Thursday, June 23, 2005

So THIS is What it's Like...

We went to see my new MD (as my previous doctor has just moved far, far away), and liked him very much right off the bat. We explained our circumstances in technicolor detail and he completely grasped the situation. I had an ultrasound the following day to date the pregnancy - 7 weeks 1 day, and ooh! Look! A little flicker of a heart beat! Next up: we scheduled the chorionic villus sampling, which would allow us to test the baby's DNA and find out what exactly was what.

I had made up my mind that, even after reading "What to Expect When You're Expecting", I would still keep my expectations open. I had never been pregnant before (except that one time in college when I was late and out of sheer panic drank myself into getting my period), and I would keep an open mind as to what I would be experiencing. I know it's different for everyone, and even different pregnancies in the same woman can be different. So I was just going to sit back and see what unfolded...

In the interim, I became well acquainted with frequent nocturnal urination, but morning sickness avoided me. The closest I got was the faintest nausea; "hmmm, maybe I should eat something..." And then it would disappear. So that was nice. My cravings were for very specific foods, and when I ate them, it would be the best EVER. One day I really wanted chicken cutlet on a roll with lettuce, tomato & Russian dressing. When I ate it, I swear it had never tasted so good. And that's my favorite sandwich. Yet when I had the same sandwich the following day... Nothing. Lost my taste for it immediately. Also, I'm usually very passionate about my chocolate. While pregnant, the thought of actually eating chocolate did not thrill me. But I did enjoy chocolate flavored things. (Enter tootsie rolls - I had 5 a day). Because they were just that nutritionally rich for my growing embryo.

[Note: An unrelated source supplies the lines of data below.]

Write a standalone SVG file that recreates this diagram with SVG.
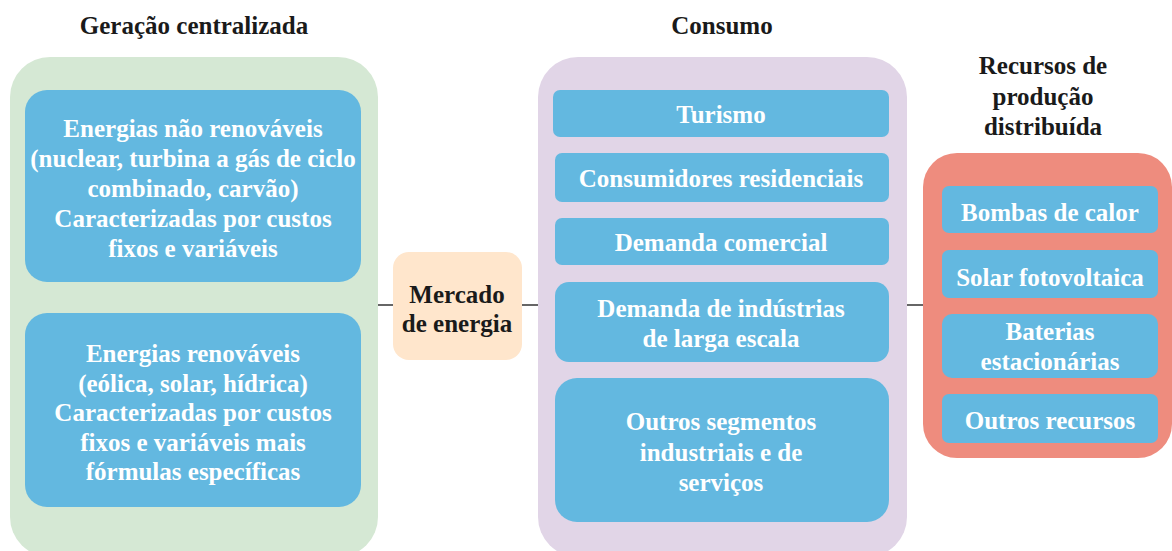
<svg xmlns="http://www.w3.org/2000/svg" width="1172" height="551" viewBox="0 0 1172 551">
<style>
text{font-family:"Liberation Serif","Noto Serif","DejaVu Serif",serif;font-weight:bold;font-size:25px;text-anchor:middle}
.w{fill:#ffffff}
.k{fill:#1a1a1a}
.b{fill:#63B8E0}
.c{stroke:#666666;stroke-width:2;fill:none}
</style>
<rect width="1172" height="551" fill="#ffffff"/>
<g id="titles">
<text class="k" x="194" y="34">Geração centralizada</text>
<text class="k" x="722" y="34">Consumo</text>
<text class="k" x="1043" y="74">Recursos de</text>
<text class="k" x="1043" y="105">produção</text>
<text class="k" x="1043" y="135">distribuída</text>
</g>
<g id="connectors">
<line class="c" x1="378" y1="305" x2="393" y2="305"/>
<line class="c" x1="522" y1="305" x2="538" y2="305"/>
<line class="c" x1="907" y1="305" x2="923" y2="305"/>
</g>
<g id="geracao">
<rect x="10" y="57" width="368" height="500" rx="40" fill="#D5E8D4"/>
</g>
<g id="nao-renovaveis">
<rect class="b" x="25" y="90" width="336" height="192" rx="22"/>
<text class="w" x="193" y="137">Energias não renováveis</text>
<text class="w" x="193" y="167">(nuclear, turbina a gás de ciclo</text>
<text class="w" x="193" y="197">combinado, carvão)</text>
<text class="w" x="193" y="227">Caracterizadas por custos</text>
<text class="w" x="193" y="257">fixos e variáveis</text>
</g>
<g id="renovaveis">
<rect class="b" x="25" y="313" width="336" height="194" rx="22"/>
<text class="w" x="193" y="362">Energias renováveis</text>
<text class="w" x="193" y="392">(eólica, solar, hídrica)</text>
<text class="w" x="193" y="421">Caracterizadas por custos</text>
<text class="w" x="193" y="451">fixos e variáveis mais</text>
<text class="w" x="193" y="480">fórmulas específicas</text>
</g>
<g id="mercado">
<rect x="393" y="252" width="129" height="108" rx="16" fill="#FFE6CC"/>
<text class="k" x="457" y="303">Mercado</text>
<text class="k" x="457" y="332">de energia</text>
</g>
<g id="consumo">
<rect x="538" y="57" width="369" height="500" rx="40" fill="#E1D5E7"/>
</g>
<g id="turismo">
<rect class="b" x="553" y="90" width="336" height="47" rx="7"/>
<text class="w" x="721" y="123">Turismo</text>
</g>
<g id="residenciais">
<rect class="b" x="555" y="153" width="334" height="49" rx="7"/>
<text class="w" x="721" y="187">Consumidores residenciais</text>
</g>
<g id="comercial">
<rect class="b" x="555" y="218" width="334" height="47" rx="7"/>
<text class="w" x="721" y="251">Demanda comercial</text>
</g>
<g id="industrias">
<rect class="b" x="555" y="282" width="334" height="80" rx="14"/>
<text class="w" x="721" y="317">Demanda de indústrias</text>
<text class="w" x="721" y="347">de larga escala</text>
</g>
<g id="outros-segmentos">
<rect class="b" x="555" y="378" width="334" height="144" rx="22"/>
<text class="w" x="721" y="430">Outros segmentos</text>
<text class="w" x="721" y="461">industriais e de</text>
<text class="w" x="721" y="491">serviços</text>
</g>
<g id="recursos">
<rect x="923" y="153" width="249" height="305" rx="34" fill="#EE8C7E"/>
</g>
<g id="bombas">
<rect class="b" x="942" y="186" width="216" height="47" rx="7"/>
<text class="w" x="1050" y="221">Bombas de calor</text>
</g>
<g id="solar">
<rect class="b" x="942" y="250" width="216" height="48" rx="7"/>
<text class="w" x="1050" y="286">Solar fotovoltaica</text>
</g>
<g id="baterias">
<rect class="b" x="942" y="314" width="216" height="64" rx="10"/>
<text class="w" x="1050" y="340">Baterias</text>
<text class="w" x="1050" y="370">estacionárias</text>
</g>
<g id="outros-recursos">
<rect class="b" x="942" y="394" width="216" height="49" rx="7"/>
<text class="w" x="1050" y="429">Outros recursos</text>
</g>
</svg>
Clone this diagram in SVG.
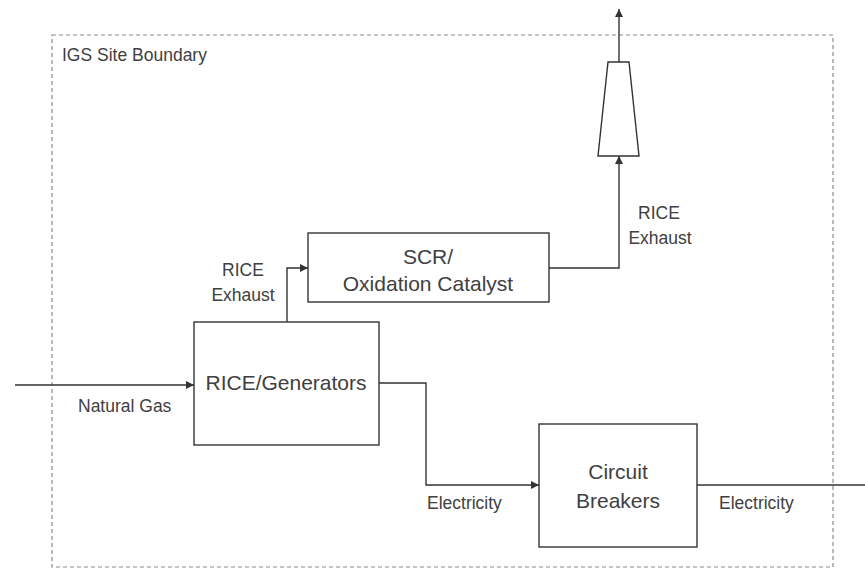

All throughout this, dh would awake every morning and kiss me (as per usual), then kiss my tummy and say "Good morning, baby bee!" That was just lovely. We already had a name picked out, so that wasn't a problem. It was a girl's name, because clearly there wasn't an option that I would ever have anything else except a daughter. Right? RIGHT??

1 Comments:

At 6/23/2005 9:21 PM, Blogger Amber said...

ACK! UPDATE! WHERE IS THIS GOING? i am sensing: bad. but i am sensing all sorts of bad lately, so that's nothing new. i hope it isn't bad, though.

(you weren't kidding when you said you know how i feel, eh?)